Trying to put the quotes around the error message itself, also doesn't solve it;

ARG VAR_SIX=${VAR_SIX:?"Multi-word error with quotes2"}
ERROR: failed to solve: failed to process "${VAR_SIX:?\"Multi-word error with quotes2\"}": VAR_SIX: Multi-word error with quotes2
thaJeztah commented 2 years ago

So.. mistake in my example, but interesting; it's not the quotes; it's if there's no ARG NAME_OF_VAR before using the "required arguments", then it's failing.

See this Dockerfile:

# syntax=docker/dockerfile:1

FROM scratch AS base
ARG VAR_SIX
ARG VAR_SEVEN
ARG VAR_EIGHT
ARG VAR_NINE
ARG VAR_TEN
# no VAR_ELEVEN arg here

ARG CHECK=${VAR_SIX:?"Multi-word error with quotes2"}
ARG CHECK=${VAR_SEVEN:?"Multi-word error with quotes2"}
ARG CHECK=${VAR_EIGHT:?"Multi-word error with quotes2"}
ARG CHECK="${VAR_NINE:?Multi-word error with quotes2}"
ARG CHECK="${VAR_TEN:?Multi-word error with quotes2}"
ARG CHECK="${VAR_ELEVEN:?Multi-word error with quotes2}"
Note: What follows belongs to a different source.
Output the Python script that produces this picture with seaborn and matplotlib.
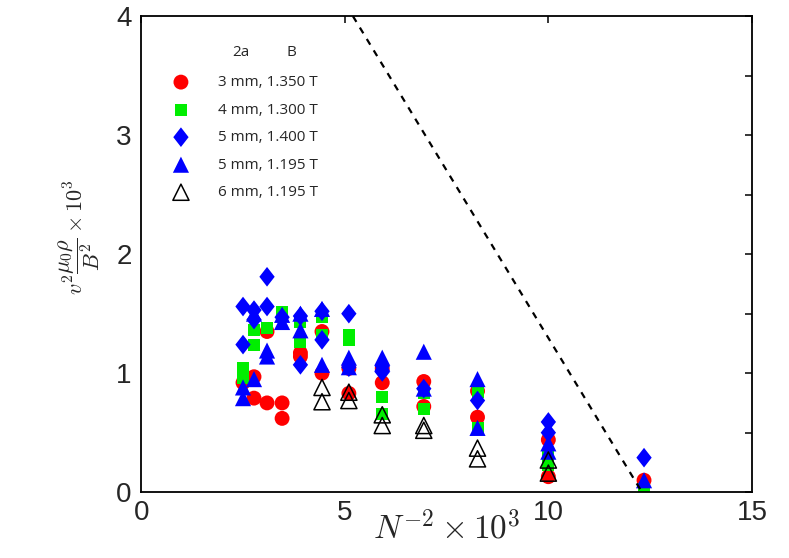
import numpy as np
import pandas as pd
import seaborn as sns
import matplotlib.pyplot as plt
from matplotlib.ticker import MultipleLocator, FixedLocator

# N^-2 x 10^3 for N = 20 ... 9
# red circles: 3 mm, 1.350 T
red_x = [2.5, 2.77, 2.77, 3.09, 3.09, 3.46, 3.46, 3.91, 3.91, 4.44, 4.44, 5.10, 5.10,
         5.92, 5.92, 6.94, 6.94, 8.26, 8.26, 10.0, 10.0, 12.35]
red_y = [0.92, 0.97, 0.79, 1.35, 0.75, 0.75, 0.62, 1.17, 1.14, 1.35, 1.00, 1.04, 0.83,
         1.04, 0.92, 0.93, 0.72, 0.85, 0.63, 0.44, 0.13, 0.10]

# green squares: 4 mm, 1.300 T
green_x = [2.5, 2.5, 2.77, 2.77, 3.09, 3.46, 3.91, 3.91, 4.44, 4.44, 5.10, 5.10,
           5.92, 5.92, 6.94, 6.94, 8.26, 8.26, 10.0, 10.0, 12.35]
green_y = [1.04, 0.96, 1.36, 1.24, 1.38, 1.51, 1.43, 1.26, 1.47, 1.32, 1.32, 1.28,
           0.80, 0.66, 0.83, 0.70, 0.84, 0.54, 0.23, 0.30, 0.03]

# blue diamonds: 5 mm, 1.400 T
dia_x = [2.5, 2.5, 2.77, 2.77, 3.09, 3.09, 3.46, 3.91, 3.91, 4.44, 4.44, 5.10, 5.10,
         5.92, 5.92, 6.94, 8.26, 10.0, 10.0, 12.35]
dia_y = [1.56, 1.24, 1.53, 1.45, 1.81, 1.56, 1.47, 1.07, 1.48, 1.28, 1.52, 1.50, 1.05,
         1.01, 1.06, 0.87, 0.77, 0.59, 0.50, 0.29]

# blue triangles: 5 mm, 1.195 T
tri_x = [2.5, 2.5, 2.77, 2.77, 3.09, 3.09, 3.46, 3.46, 3.91, 3.91, 4.44, 4.44, 5.10, 5.10,
         5.92, 5.92, 6.94, 6.94, 8.26, 8.26, 10.0, 10.0, 12.35]
tri_y = [0.88, 0.79, 0.95, 1.50, 1.19, 1.14, 1.49, 1.43, 1.50, 1.36, 1.54, 1.07, 1.13, 1.05,
         1.13, 1.08, 1.18, 0.87, 0.95, 0.54, 0.41, 0.34, 0.10]

# open triangles: 6 mm, 1.195 T
open_x = [4.44, 4.44, 5.10, 5.10, 5.92, 5.92, 6.94, 6.94, 8.26, 8.26, 10.0, 10.0]
open_y = [0.88, 0.76, 0.84, 0.77, 0.65, 0.56, 0.56, 0.52, 0.37, 0.28, 0.27, 0.16]

labels = ['3 mm, 1.350 T', '4 mm, 1.300 T', '5 mm, 1.400 T', '5 mm, 1.195 T', '6 mm, 1.195 T']

# dashed limit line
line_x = [5.2, 12.3]
line_y = [4.0, 0.0]

sns.set_style('white')
plt.rcParams['font.family'] = ['Liberation Sans', 'DejaVu Sans']
plt.rcParams['mathtext.fontset'] = 'cm'

fig = plt.figure(figsize=(7.89, 5.58), dpi=100)
ax = fig.add_axes([0.179, 0.118, 0.774, 0.853])

# matlab-like diamond, a bit taller than wide
diamond = [(0, 1), (0.78, 0), (0, -1), (-0.78, 0), (0, 1)]

sns.scatterplot(x=red_x, y=red_y, ax=ax, marker='o', s=115, color='#ff0000',
                edgecolor='none', label=labels[0])
sns.scatterplot(x=green_x, y=green_y, ax=ax, marker='s', s=75, color='#00ee00',
                edgecolor='none', label=labels[1])
sns.scatterplot(x=dia_x, y=dia_y, ax=ax, marker=diamond, s=200, color='#0000ff',
                edgecolor='none', label=labels[2])
sns.scatterplot(x=tri_x, y=tri_y, ax=ax, marker='^', s=135, color='#0000ff',
                edgecolor='none', label=labels[3])
sns.scatterplot(x=open_x, y=open_y, ax=ax, marker='^', s=135, facecolor='none',
                edgecolor='black', linewidth=1.1, label=labels[4])
ax.plot(line_x, line_y, color='black', linestyle=(0, (3, 3)), linewidth=1.6)

ax.set_xlim(0, 15)
ax.set_ylim(0, 4)
ax.xaxis.set_major_locator(FixedLocator([0, 5, 10, 15]))
ax.yaxis.set_major_locator(MultipleLocator(1))
ax.yaxis.set_minor_locator(MultipleLocator(0.5))
ax.tick_params(which='both', direction='in', top=True, right=True, length=5, width=1.1,
               labelsize=20, color='black')
ax.tick_params(axis='y', pad=7)
ax.tick_params(axis='x', pad=6)
for sp in ax.spines.values():
    sp.set_visible(True)
    sp.set_color('black')
    sp.set_linewidth(1.3)

ax.set_xlabel(r'$N^{-2}\times 10^3$', fontsize=24)
ax.xaxis.set_label_coords(0.5, -0.04)
ax.set_ylabel(r'$v^2\dfrac{\mu_0\rho}{B^2}\times 10^3$', fontsize=16)
ax.yaxis.set_label_coords(-0.065, 0.535)

leg = ax.legend(loc='upper left', bbox_to_anchor=(0.03, 0.889), frameon=False,
                labelspacing=0.82, handletextpad=1.4, borderaxespad=0,
                prop={'family': ['Open Sans', 'DejaVu Sans'], 'size': 11})
ax.text(0.149, 0.924, '2a', transform=ax.transAxes, fontsize=11,
        family=['Open Sans', 'DejaVu Sans'], va='center')
ax.text(0.238, 0.924, 'B', transform=ax.transAxes, fontsize=11,
        family=['Open Sans', 'DejaVu Sans'], va='center')

fig.savefig('out.png', dpi=100)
Above fails on VAR_ELEVEN:

docker build --no-cache --progress=plain --build-arg=VAR_SIX=y --build-arg=VAR_SEVEN=y --build-arg=VAR_EIGHT=y  --build-arg=VAR_NINE=y  --build-arg=VAR_TEN=y  --build-arg=VAR_ELEVEN=y .

But all intermediate steps work (when omitting the --build-arg).
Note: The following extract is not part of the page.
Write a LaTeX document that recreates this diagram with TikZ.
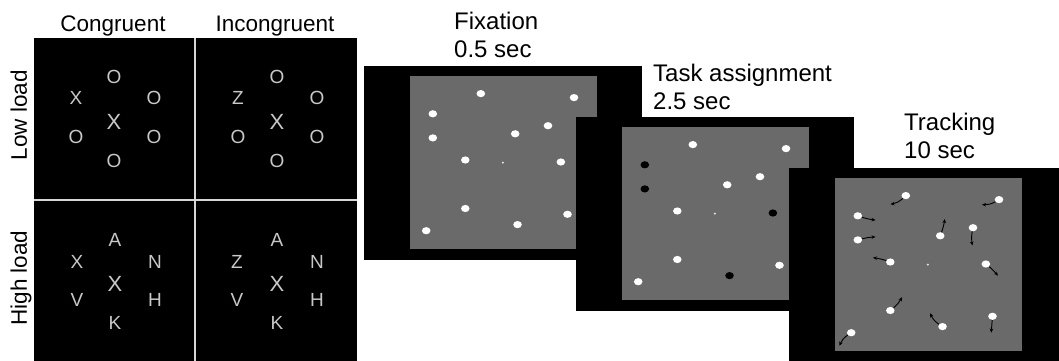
\documentclass[tikz,border=0pt]{standalone}
\usepackage{fontspec}
\setmainfont{Liberation Sans}
\usetikzlibrary{shapes.geometric,arrows.meta}
\definecolor{scrgray}{RGB}{106,106,106}
\definecolor{lettergray}{RGB}{200,200,200}
\definecolor{divgray}{RGB}{215,215,215}
\def\dotlist{1/70.8/17.6, 2/164/21.6, 3/22.8/37.8, 4/22.8/61.9, 5/138/49.7, 6/105.2/57.8, 7/55.3/84, 8/150.9/86, 9/55.3/132.5, 10/157.5/138.3, 11/107.5/148.6, 12/16.2/154.7}
\newcommand\screenbg[2]{%
  \fill[black] (#1-46,#2-10.5) rectangle (#1+231.5,#2+183.5);
  \fill[scrgray] (#1,#2) rectangle (#1+186.5,#2+173);
}
\begin{document}
\begin{tikzpicture}[x=1pt,y=-1pt,
  lbl/.style={font=\fontsize{22.5}{26}\selectfont, inner sep=0, anchor=base},
  ttl/.style={font=\fontsize{24}{27.5}\selectfont, inner sep=0, anchor=base west, align=left},
  ltr/.style={text=lettergray, font=\fontsize{19}{19}\selectfont, inner sep=0},
  ctr/.style={text=lettergray, font=\fontsize{22}{22}\selectfont, inner sep=0},
  wdot/.style={ellipse, fill=white, minimum width=8.6pt, minimum height=7.2pt, inner sep=0},
  bdot/.style={wdot, fill=black},
  fixdot/.style={circle, fill=white!80!gray, minimum size=2.2pt, inner sep=0},
  mv/.style={-{Stealth[length=4pt,width=3.6pt]}, line width=0.9pt, black},
]
\useasboundingbox (0,0) rectangle (1059,361);

% ---------- left panel ----------
\fill[black] (34,38) rectangle (357,361);
\draw[divgray, line width=2pt] (195,38) -- (195,361);
\draw[divgray, line width=2pt] (34,200) -- (357,200);

\node[lbl] (cong) at (113,32) {Congruent};
\node[lbl] (incong) at (275,32) {Incongruent};
\node[lbl, rotate=90] (low) at (27,115) {Low load};
\node[lbl, rotate=90] (high) at (27,278) {High load};

% low load, congruent
\node[ltr] (lc1) at (114,77) {O};
\node[ltr] (lc2) at (76,98) {X};
\node[ltr] (lc3) at (154,98) {O};
\node[ctr] (lc4) at (114,122) {X};
\node[ltr] (lc5) at (76,137) {O};
\node[ltr] (lc6) at (154,137) {O};
\node[ltr] (lc7) at (114,161) {O};
% low load, incongruent
\node[ltr] (li1) at (277,77) {O};
\node[ltr] (li2) at (238,98) {Z};
\node[ltr] (li3) at (317,98) {O};
\node[ctr] (li4) at (277,122) {X};
\node[ltr] (li5) at (238,137) {O};
\node[ltr] (li6) at (317,137) {O};
\node[ltr] (li7) at (277,161) {O};
% high load, congruent
\node[ltr] (hc1) at (115,240) {A};
\node[ltr] (hc2) at (77,262) {X};
\node[ltr] (hc3) at (155,262) {N};
\node[ctr] (hc4) at (115,284) {X};
\node[ltr] (hc5) at (77,300) {V};
\node[ltr] (hc6) at (155,300) {H};
\node[ltr] (hc7) at (115,323) {K};
% high load, incongruent
\node[ltr] (hi1) at (277,240) {A};
\node[ltr] (hi2) at (237,262) {Z};
\node[ltr] (hi3) at (317,262) {N};
\node[ctr] (hi4) at (277,284) {X};
\node[ltr] (hi5) at (237,300) {V};
\node[ltr] (hi6) at (317,300) {H};
\node[ltr] (hi7) at (277,323) {K};

% ---------- screen 1: fixation ----------
\node[ttl] (t1) at (454,57) {Fixation\\0.5 sec};
\screenbg{410}{76}
\foreach \i/\dx/\dy in \dotlist {\node[wdot] (sa\i) at (410+\dx,76+\dy) {};}
\node[fixdot] (fa) at (410+92.8,76+86.6) {};

% ---------- screen 2: task assignment ----------
\node[ttl] (t2) at (653,109) {Task assignment\\2.5 sec};
\screenbg{622}{127}
\foreach \i/\dx/\dy/\s in {1/70.8/17.6/wdot, 2/164/21.6/wdot, 3/22.8/37.8/bdot, 4/22.8/61.9/bdot, 5/138/49.7/wdot, 6/105.2/57.8/wdot, 7/55.3/84/wdot, 8/150.9/86/bdot, 9/55.3/132.5/wdot, 10/157.5/138.3/wdot, 11/107.5/148.6/bdot, 12/16.2/154.7/wdot}
  {\node[style=\s] (sb\i) at (622+\dx,127+\dy) {};}
\node[fixdot] (fb) at (622+92.8,127+86.6) {};

% ---------- screen 3: tracking ----------
\node[ttl] (t3) at (904,158) {Tracking\\10 sec};
\begin{scope}
\clip (0,0) rectangle (1059,361);
\screenbg{835}{178}
\foreach \i/\dx/\dy in \dotlist {\node[wdot] (sc\i) at (835+\dx,178+\dy) {};}
\node[fixdot] (fc) at (835+92.8,178+86.6) {};
\foreach \i/\dx/\dy/\b in {1/-15.3/8.6/15, 2/-17/5/15, 3/17.7/4.3/-5, 4/17.7/-3/5, 5/-0.6/17.7/-10, 6/4.6/-16.7/-5, 7/-17.3/-4.3/-5, 8/12/11.7/5, 9/11.7/-13.4/-10, 10/-1.3/16.3/0, 11/-12.3/-13.3/15, 12/-11.7/13/-15}
  {\coordinate (tip\i) at ([shift={(\dx,\dy)}]sc\i.center);
   \draw[mv] (sc\i) to[bend left=\b] (tip\i);}
\end{scope}
\end{tikzpicture}
\end{document}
tonistiigi commented 2 years ago

@thaJeztah The initial report was not about variable interpolation of defining ARG

thaJeztah commented 2 years ago

I see the report describes;

There doesn't seem to be a built-in way to mark an ARG as required (i.e. needing to be explicitly passed to the build every time).
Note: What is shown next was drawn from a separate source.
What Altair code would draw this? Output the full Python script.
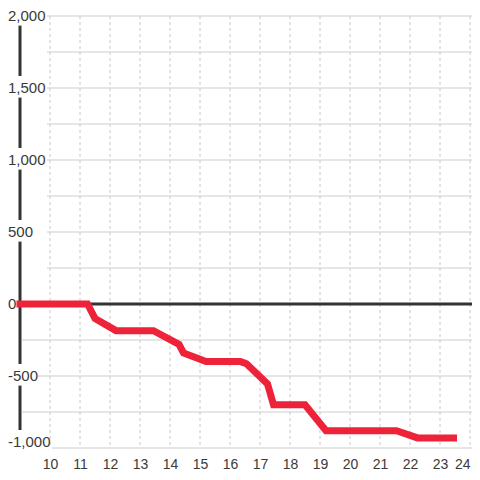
import altair as alt
import pandas as pd

# ---- data ----
x_ticks = list(range(10, 25))
grid_pos = [250, 500, 750, 1000, 1250, 1500, 1750, 2000]
grid_neg = [-250, -750]
grid_neg_lab1 = [-500]
grid_neg_lab2 = [-1000]
label_vals = [2000, 1500, 1000, 500, 0, -500, -1000]
label_text = ["2,000", "1,500", "1,000", "500", "0", "-500", "-1,000"]
hours = [9, 11.25, 11.5, 12.2, 13.45, 14.3, 14.45, 15.2, 16.35, 16.55,
         17.25, 17.45, 18.5, 19.2, 21.55, 22.25, 23.45]
values = [0, 0, -100, -185, -185, -280, -340, -400, -400, -415,
          -555, -700, -700, -880, -880, -930, -930]
y_min, y_max, x_start = -1000, 2000, 9

W, H = 464, 440
X0 = 8.6
FONT = "Liberation Sans"
GRID = "#cccccc"
xs = alt.Scale(domain=[X0, X0 + W / 30], nice=False, zero=False)
ys = alt.Scale(domain=[-1000, 2055.56], nice=False, zero=False)
x_axis = alt.Axis(
    values=x_ticks, format="d", title=None, grid=False, domain=False,
    ticks=False, labelFont=FONT, labelFontSize=14, labelColor="#3a3a3a",
    labelPadding=9, labelFlush=5, labelOverlap=False,
)

df_line = pd.DataFrame({"h": hours, "v": values})
df_vgrid = pd.DataFrame({"h": x_ticks, "top": y_max, "bot": y_min})
df_lab = pd.DataFrame({"v": label_vals, "t": label_text})
df_axis = pd.DataFrame({"h": [x_start], "top": [y_max], "bot": [y_min], "v": [0]})
df_lab_main = df_lab[df_lab["v"] > y_min].copy()
df_lab_low = df_lab[df_lab["v"] == y_min].copy()


def hgrid(vals, start_px):
    return alt.Chart(pd.DataFrame({"v": vals})).mark_rule(color=GRID, strokeWidth=1).encode(
        y=alt.Y("v:Q", scale=ys, axis=None),
        x=alt.value(start_px),
        x2=alt.value(W),
    )


def label_layer(df, dy):
    # white block behind the label (knocks out the axis line as in the original)
    box = alt.Chart(df).transform_filter("datum.v != 0").mark_text(
        align="left", baseline="middle", font="DejaVu Sans", fontSize=18,
        color="white", dy=dy,
    ).encode(
        x=alt.value(8),
        y=alt.Y("v:Q", scale=ys, axis=None),
        text=alt.value("\u2588"),
    )
    txt = alt.Chart(df).mark_text(
        align="left", baseline="middle", font=FONT, fontSize=15,
        color="#3a3a3a", dy=dy,
    ).encode(
        x=alt.value(0),
        y=alt.Y("v:Q", scale=ys, axis=None),
        text="t:N",
    )
    return box, txt


vgrid = alt.Chart(df_vgrid).mark_rule(color="#c8c8c8", strokeWidth=1, strokeDash=[3, 3]).encode(
    x=alt.X("h:Q", scale=xs, axis=x_axis),
    y=alt.Y("top:Q", scale=ys, axis=None),
    y2="bot:Q",
)
yaxis_line = alt.Chart(df_axis).mark_rule(color="#333333", strokeWidth=3).encode(
    x=alt.X("h:Q", scale=xs, axis=x_axis),
    y=alt.Y("top:Q", scale=ys, axis=None),
    y2="bot:Q",
)
zero_line = alt.Chart(df_axis).mark_rule(color="#333333", strokeWidth=3).encode(
    x=alt.X("h:Q", scale=xs, axis=x_axis),
    x2=alt.value(W),
    y=alt.Y("v:Q", scale=ys, axis=None),
)
box_main, txt_main = label_layer(df_lab_main, 0)
box_low, txt_low = label_layer(df_lab_low, -6)
line = alt.Chart(df_line).mark_line(
    color="#ee2238", strokeWidth=7, strokeCap="square", strokeJoin="miter",
).encode(
    x=alt.X("h:Q", scale=xs, axis=x_axis),
    y=alt.Y("v:Q", scale=ys, axis=None),
)

chart = alt.layer(
    vgrid,
    hgrid(grid_pos, 39), hgrid(grid_neg, 14),
    hgrid(grid_neg_lab1, 30), hgrid(grid_neg_lab2, 44),
    yaxis_line, zero_line, box_main, box_low, txt_main, txt_low, line,
).properties(
    width=W, height=H,
    autosize=alt.AutoSizeParams(type="none"),
    padding={"left": 0, "top": 0, "right": 0, "bottom": 24},
    background="white",
).configure_view(stroke=None)

chart.save("out.html", embed_options={"renderer": "svg", "actions": False})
And I think there is but (see above) it's broken.

If it would work, I could start with;

# syntax=docker/dockerfile:1

ARG REQUIRED_ARG1=${REQUIRED_ARG1:?}
ARG REQUIRED_ARG2=${REQUIRED_ARG2:?}

FROM ubuntu AS foo

FROM alpine AS bar

And the Dockerfile would error out before any changes were made (and I assume no build-cache affected)?

blowfishpro commented 2 years ago

Interesting, I couldn't find any reference to that syntax in the Dockerfile reference. But if it's broken anyway then maybe that and the documentation are separate issues?

blowfishpro commented 2 years ago

So messing around this has some of the right behavior:

ARG EXAMPLE

FROM busybox:latest

ARG EXAMPLE
ARG _=${EXAMPLE:?"Must provide EXAMPLE"}

RUN true
RUN echo ${EXAMPLE}

It correctly fails when EXAMPLE is not provided as a build arg, and succeeds when it is. But from changing the value of EXAMPLE it looks like that invalidates the cache for the RUN true step, even though there's no way for that to have an effect yet.

thaJeztah commented 2 years ago

Well, it's partially broken; I think the original PR focused on using this for "ENV", and so within a stage (not in the global scope). The parsing of non-quoted errors should also be addressed (but can be worked around, and is merely an issue I discovered while trying out under what conditions it failed (or passed).

I think what should be looked at to make this a viable option;

The cache invalidation in your example surprises me as well, but I must confess that I'm not very familiar with the "internals" of BuildKit, so perhaps can be explained somehow.

What I was hoping was that being able to use this feature in the global scope ( before the first stage) to allow for an early fail (without affecting the cache), but perhaps someone with more knowledge about the internals can tell if that would indeed be possible.

blowfishpro commented 7 months ago

Well I discovered a hacky way to do this that doesn't invalidate build caches:

ARG EXAMPLE

FROM scratch AS validate-example

ARG EXAMPLE
ARG _=${EXAMPLE:?"Must provide EXAMPLE"}

FROM busybox:latest

RUN true

ARG EXAMPLE

RUN --mount=type=bind,from=validate-example,target=/run/validated-example echo ${EXAMPLE}

The separate validation build stage ensures that the validations are run early in the build, while the bind mount puts those validations into the dependency tree at the right place.

So far I haven't found any way to validate ARGs that are used in a FROM instruction (e.g. FROM busybox:${VERSION} ... it errors on an invalid reference format)